ここ1週間のヨーロッパ全土の天気は、心地よいと言えるようなものではなかった。確かに太陽はある程度の時間、顔を見せてはいたが、にわか雨や異常に強い風が吹き、北欧では屋外ダイニングの予定を台無しにし、英国ではクリケットの試合を中断させた。だが一方で、再生可能エネルギーの分野にはとんでもなく大きな恩恵をもたらした。
BBCは、6月7日の気象条件によって、英国では史上初めて、再生可能エネルギーの生産量がガソリンと石炭のエネルギー生産量を上回ったと報道している。英国はこれまでに風力発電に大きく投資しているが、6月7日の風力発電量は、この日に必要だった電力量の10%を占めた。太陽光、水力、バイオマス発電を加えると必要電力量の50.7%がクリーンエネルギーで賄われ、原子力発電を含めれば、なんと必要電力量の72.1%にまで跳ね上がったのだ。
ブルームバーグは、7日のある時点では、再生可能エネルギーの供給量がドイツの必要電力量の3分の2に達していたと報じている(ちなみにドイツの最高記録は、2017年4月に記録された85%だ)。また、7日未明には、風力発電量がデンマーク国内の必要電力量の137%に達した。
デンマークの数字は、再生可能エネルギーが直面している問題を示している。世界中にある発電用風車は、直近の問題解決にはならないということだ。風が吹けば発電量は莫大なものになるが、風が止まると、発電量はゼロになってしまう。また、発電量が過剰になっている時に電力を貯めておける大規模エネルギー貯蔵装置が、現時点では不足している。そのため、途切れ途切れになってしまう電力供給を安定させる方法はまだ存在しないのだ。バーチャル・パワー・プラント(VPP:仮想発電所)は役に立つかもしれないが、まだ初期段階だ。
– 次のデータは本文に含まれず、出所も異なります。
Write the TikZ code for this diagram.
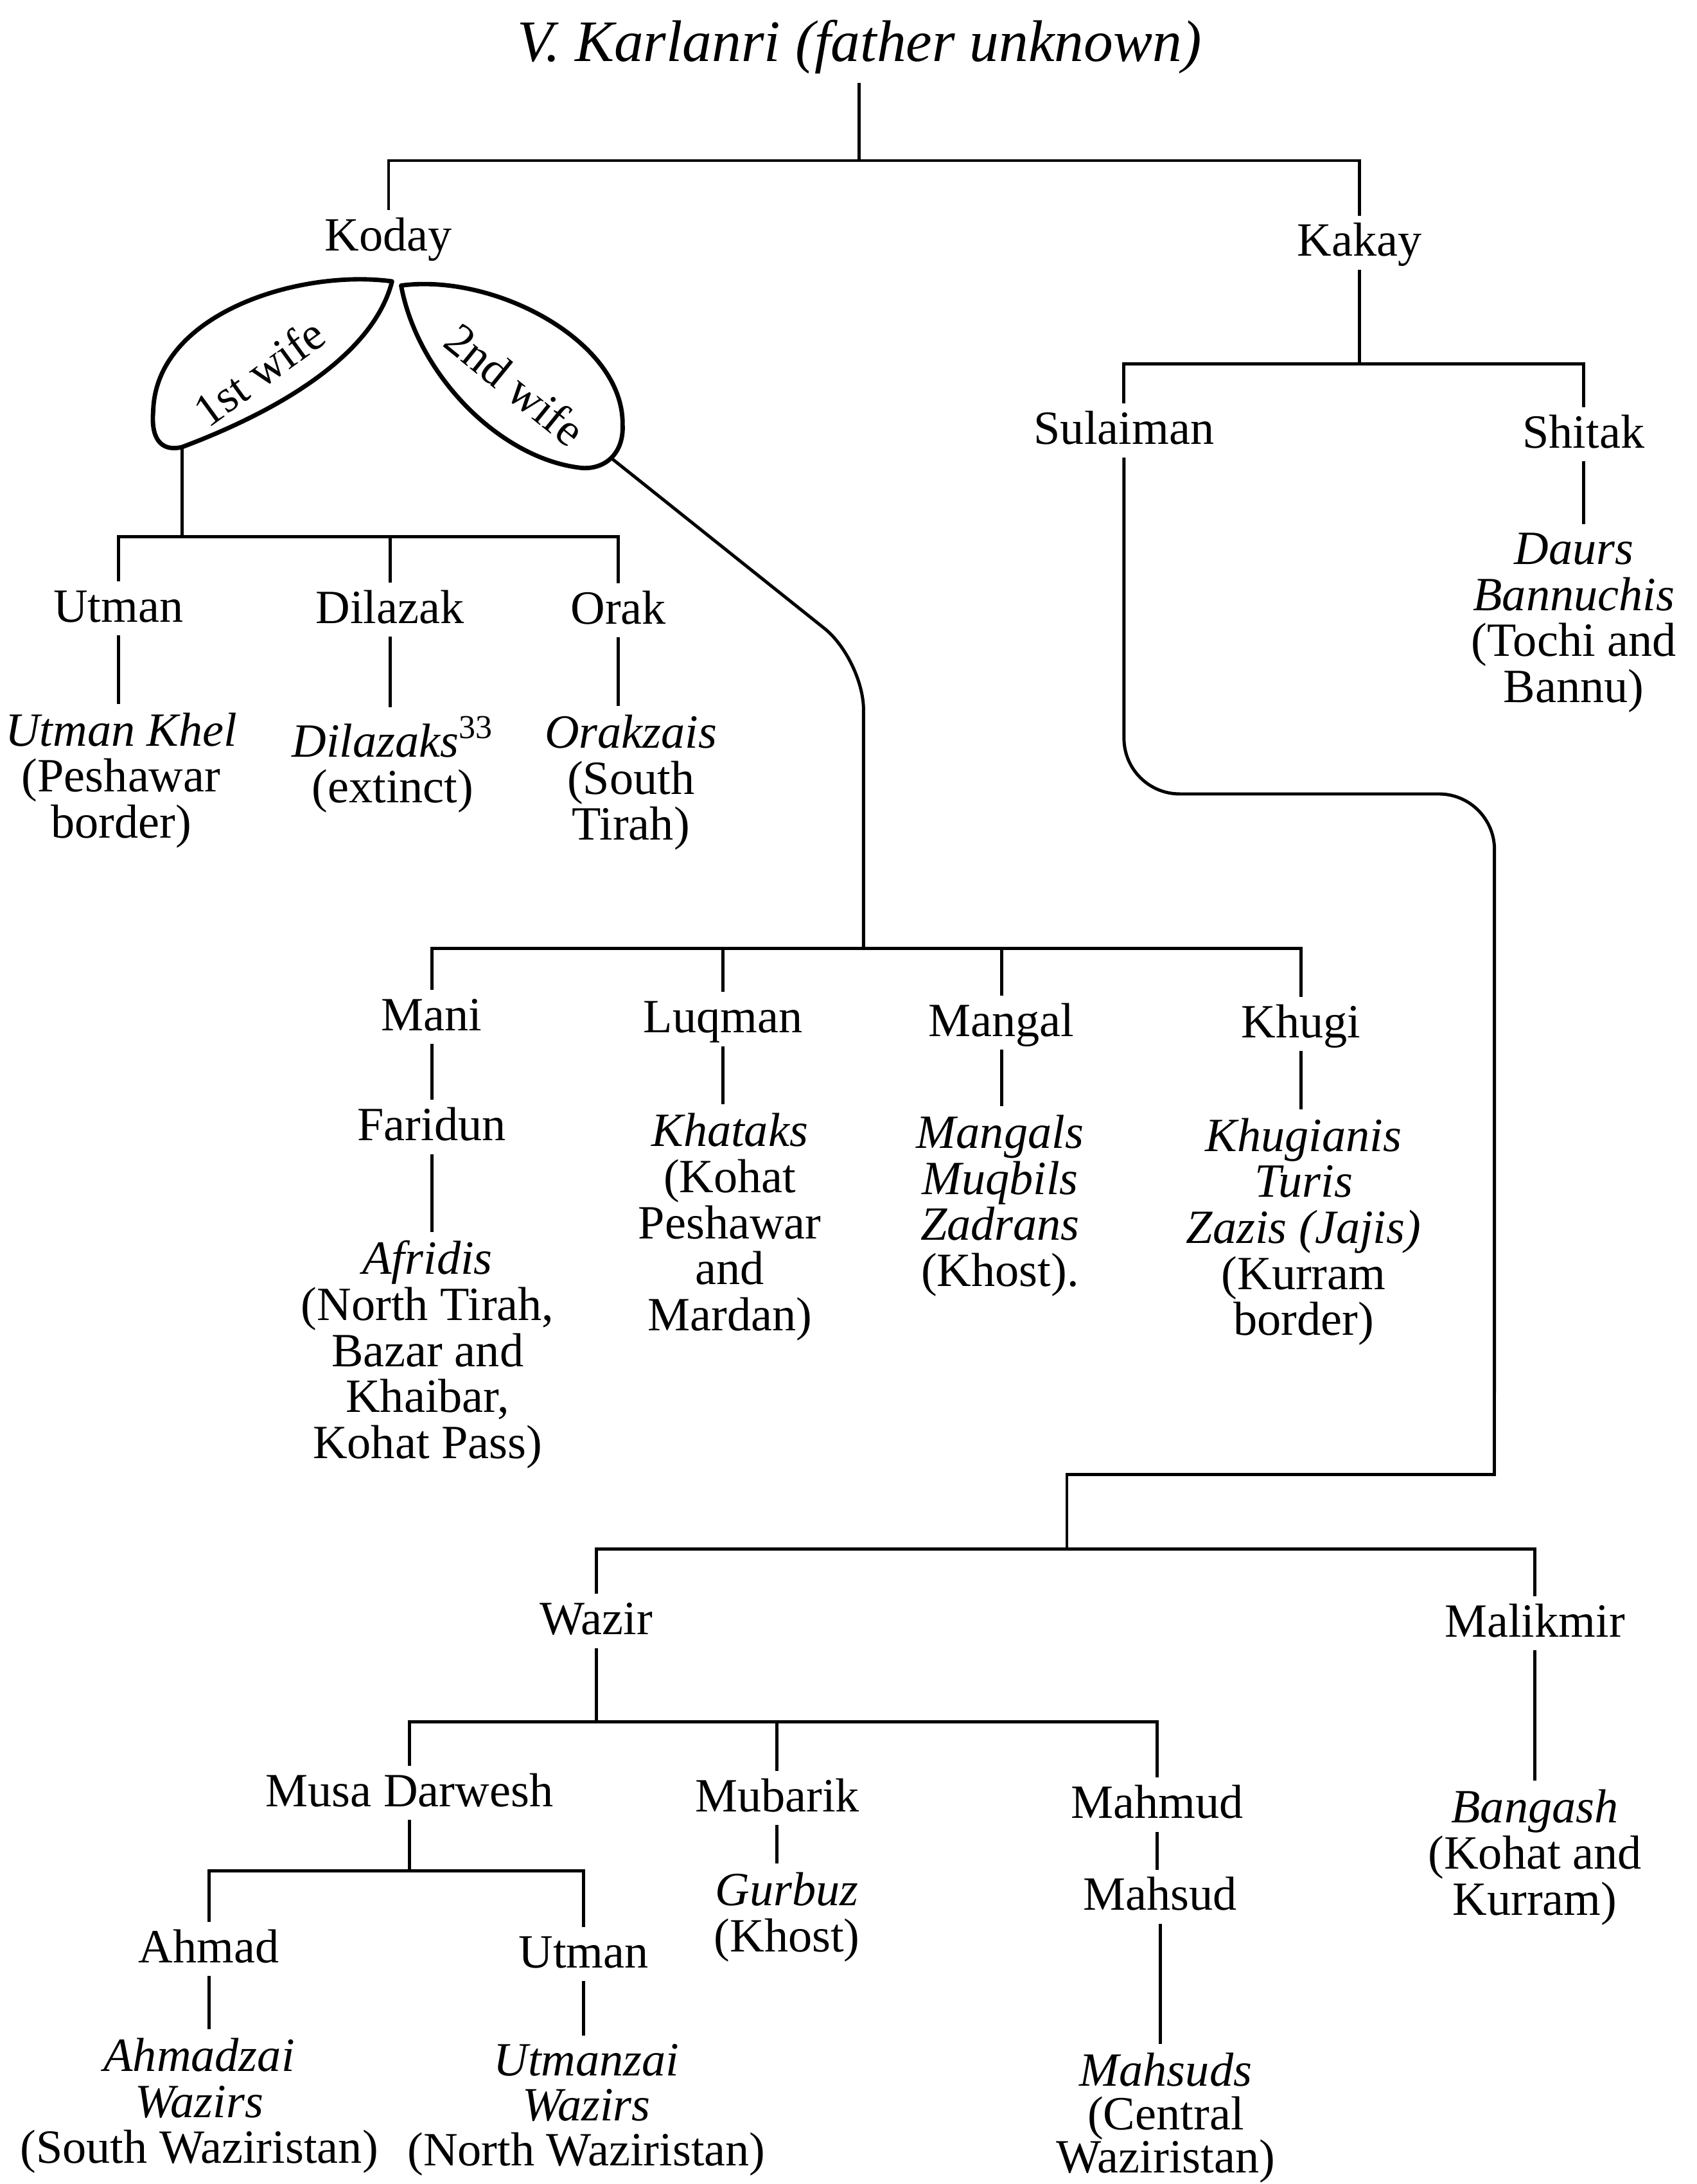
\documentclass[tikz,border=0pt]{standalone}
\usepackage{fontspec}
\setmainfont{Liberation Serif}
\usepackage{tikz}
\tikzset{
    ancestor/.style={
                font=\fontsize{24}{28}\selectfont\itshape,
                anchor=base,
                inner sep=3pt
            },
        person/.style={
                font=\fontsize{19.5}{18.8}\selectfont,
                anchor=base,
                text height=13pt,
                text depth=1.8pt,
                inner sep=3pt
            },
        tribe/.style={
                font=\fontsize{19.5}{18.8}\selectfont,
                anchor=north,
                yshift=16.3pt,
                align=center,
                inner sep=3pt
            },
}

\begin{document}
\begin{tikzpicture}[
    x=0.02cm,
    y=-0.02cm,
    line width=1.3pt,
    wife/.style={
        font=\fontsize{19}{20}\selectfont,
        inner sep=0pt},
    leaf/.style={
        line width=1.8pt,
        line join=round},
  ]
  \useasboundingbox (0,0) rectangle (1218,1568);
  % Bars
  \coordinate (topbar) at (0,115.3);
  \coordinate (kakaybar) at (0,261.3);
  \coordinate (firstbar) at (0,385.2);
  \coordinate (secondbar) at (0,681);
  \coordinate (wazirbar) at (0,1112);
  \coordinate (sonbar) at (0,1236);
  \coordinate (musabar) at (0,1343);
  % Ancestor
  \node[ancestor] (karlanri) at (617,44) {V. Karlanri (father unknown)};
  \node[person] (koday) at (279,180) {Koday};
  \node[person] (kakay) at (976,184) {Kakay};
  \draw (karlanri.south) -- (karlanri.south |- topbar);
  \draw (koday.north) |- (kakay.north |- topbar) -- (kakay.north);
  % Wives of Koday
  \draw[leaf] (281.5,202) .. controls (215,193) and (112,225) .. (110,295)
        .. controls (108,318) and (118,324) .. (130.6,321)
        .. controls (200,295) and (268,255) .. (281.5,202) -- cycle;
  \node[wife, rotate=36] (wifeA) at (186,267) {1st wife};
  \draw[leaf] (288,205) .. controls (355,196) and (448,245) .. (447,305)
        .. controls (448,325) and (435,337) .. (418,336)
        .. controls (360,330) and (300,270) .. (288,205) -- cycle;
  \node[wife, rotate=-39] (wifeB) at (370,276) {2nd wife};
  \coordinate (stemA) at (130.6,321);
  \coordinate (stemB) at (439,329);
  \coordinate (bendB) at (620,473.6);
  % Sons of the first wife
  \node[person] (utman) at (85,446.7) {Utman};
  \node[person] (dilazak) at (280,447.5) {Dilazak};
  \node[person] (orak) at (444,448) {Orak};
  \node[tribe] (utmankhel) at (87,534) {\textit{Utman Khel}\\(Peshawar\\border)};
  \node[tribe] (dilazaks) at (282,536.5) {\textit{Dilazaks}\textsuperscript{33}\\(extinct)};
  \node[tribe] (orakzais) at (453,535.6) {\textit{Orakzais}\\(South\\Tirah)};
  \draw (stemA) -- (stemA |- firstbar);
  \draw (utman.north) |- (orak.north |- firstbar) -- (orak.north);
  \draw (dilazak.north) -- (dilazak.north |- firstbar);
  \draw (utman.south) -- (utman.south |- utmankhel.north);
  \draw (dilazak.south) -- (dilazak.south |- dilazaks.north);
  \draw (orak.south) -- (orak.south |- orakzais.north);
  % Sons of the second wife
  \node[person] (mani) at (310,740) {Mani};
  \node[person] (luqman) at (519,741.5) {Luqman};
  \node[person] (mangal) at (719,744) {Mangal};
  \node[person] (khugi) at (934,745) {Khugi};
  \node[person] (faridun) at (310,819) {Faridun};
  \node[tribe] (afridis) at (307,913) {\textit{Afridis}\\(North Tirah,\\Bazar and\\Khaibar,\\Kohat Pass)};
  \node[tribe] (khataks) at (524,821.6) {\textit{Khataks}\\(Kohat\\Peshawar\\and\\Mardan)};
  \node[tribe] (mangals) at (718,822.8) {\textit{Mangals}\\\textit{Muqbils}\\\textit{Zadrans}\\(Khost).};
  \node[tribe] (khugianis) at (936,825) {\textit{Khugianis}\\\textit{Turis}\\\textit{Zazis (Jajis)}\\(Kurram\\border)};
  \draw[rounded corners=0.72cm] (stemB) -- (bendB) -- (bendB |- secondbar);
  \draw (mani.north) |- (khugi.north |- secondbar) -- (khugi.north);
  \draw (luqman.north) -- (luqman.north |- secondbar);
  \draw (mangal.north) -- (mangal.north |- secondbar);
  \draw (mani.south) -- (mani.south |- faridun.north);
  \draw (faridun.south) -- (faridun.south |- afridis.north);
  \draw (luqman.south) -- (luqman.south |- khataks.north);
  \draw (mangal.south) -- (mangal.south |- mangals.north);
  \draw (khugi.south) -- (khugi.south |- khugianis.north);
  % Sons of Kakay
  \node[person] (sulaiman) at (807,319) {Sulaiman};
  \node[person] (shitak) at (1137,321.5) {Shitak};
  \node[tribe] (daurs) at (1130,405) {\textit{Daurs}\\\textit{Bannuchis}\\(Tochi and\\Bannu)};
  \draw (kakay.south) -- (kakay.south |- kakaybar);
  \draw (sulaiman.north) |- (shitak.north |- kakaybar) -- (shitak.north);
  \draw (shitak.south) -- (shitak.south |- daurs.north);
  % Line of Sulaiman
  \coordinate (turnS) at (1073,570);
  \coordinate (dropS) at (1073,1000);
  \coordinate (joinW) at (766,1058.5);
  \draw[rounded corners=0.8cm] (sulaiman.south) |- (turnS) -- (dropS);
  \draw (dropS) |- (joinW) -- (joinW |- wazirbar);
  % Wazir and Malikmir
  \node[person] (wazir) at (428,1173.6) {Wazir};
  \node[person] (malikmir) at (1102,1175.3) {Malikmir};
  \node[tribe] (bangash) at (1102,1307.2) {\textit{Bangash}\\(Kohat and\\Kurram)};
  \draw (wazir.north) |- (malikmir.north |- wazirbar) -- (malikmir.north);
  \draw (malikmir.south) -- (malikmir.south |- bangash.north);
  % Sons of Wazir
  \node[person] (musa) at (294,1297) {Musa Darwesh};
  \node[person] (mubarik) at (558,1300.8) {Mubarik};
  \node[person] (mahmud) at (831,1305.5) {Mahmud};
  \node[tribe] (gurbuz) at (565,1366.7) {\textit{Gurbuz}\\(Khost)};
  \node[person] (mahsud) at (833,1371.5) {Mahsud};
  \node[tribe, font=\fontsize{19.5}{17.8}\selectfont] (mahsuds) at (837,1496) {\textit{Mahsuds}\\(Central\\Waziristan)};
  \draw (wazir.south) -- (wazir.south |- sonbar);
  \draw (musa.north) |- (mahmud.north |- sonbar) -- (mahmud.north);
  \draw (mubarik.north) -- (mubarik.north |- sonbar);
  \draw (mubarik.south) -- (mubarik.south |- gurbuz.north);
  \draw (mahmud.south) -- (mahmud.south |- mahsud.north);
  \draw (mahsud.south) -- (mahsud.south |- mahsuds.north);
  % Sons of Musa Darwesh
  \node[person] (ahmad) at (150,1409) {Ahmad};
  \node[person] (utmanw) at (419,1412.6) {Utman};
  \node[tribe] (ahmadzai) at (143,1485.6) {\textit{Ahmadzai}\\\textit{Wazirs}\\(South Waziristan)};
  \node[tribe, font=\fontsize{19.5}{18.3}\selectfont] (utmanzai) at (421,1490) {\textit{Utmanzai}\\\textit{Wazirs}\\(North Waziristan)};
  \draw (musa.south) -- (musa.south |- musabar);
  \draw (ahmad.north) |- (utmanw.north |- musabar) -- (utmanw.north);
  \draw (ahmad.south) -- (ahmad.south |- ahmadzai.north);
  \draw (utmanw.south) -- (utmanw.south |- utmanzai.north);
\end{tikzpicture}
\end{document}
とはいえ、再生ネルギーの流れは明白だ。再生可能エネルギーによって賄われるヨーロッパの必要エネルギー量はどんどん増えていて、その傾向は続きそうだ。風力発電への巨額の投資により、この先、北海に数百基の風車が立ち並ぶ光景が見られるようになるだろう。太陽光エネルギーのコストが急落を続けていることから、ヨーロッパ大陸全土で太陽光発電の導入はますます増加していくはずだ。今後、さらに新記録を観測する日々がやってくることは、間違いない。
幸運なことに、米国もヨーロッパに比べれば遅いかもしれないが、似たような歩みをたどっている。いま我々に必要なのは、いまだに実用化に至っていない、あの忌々しい蓄電装置だけだ。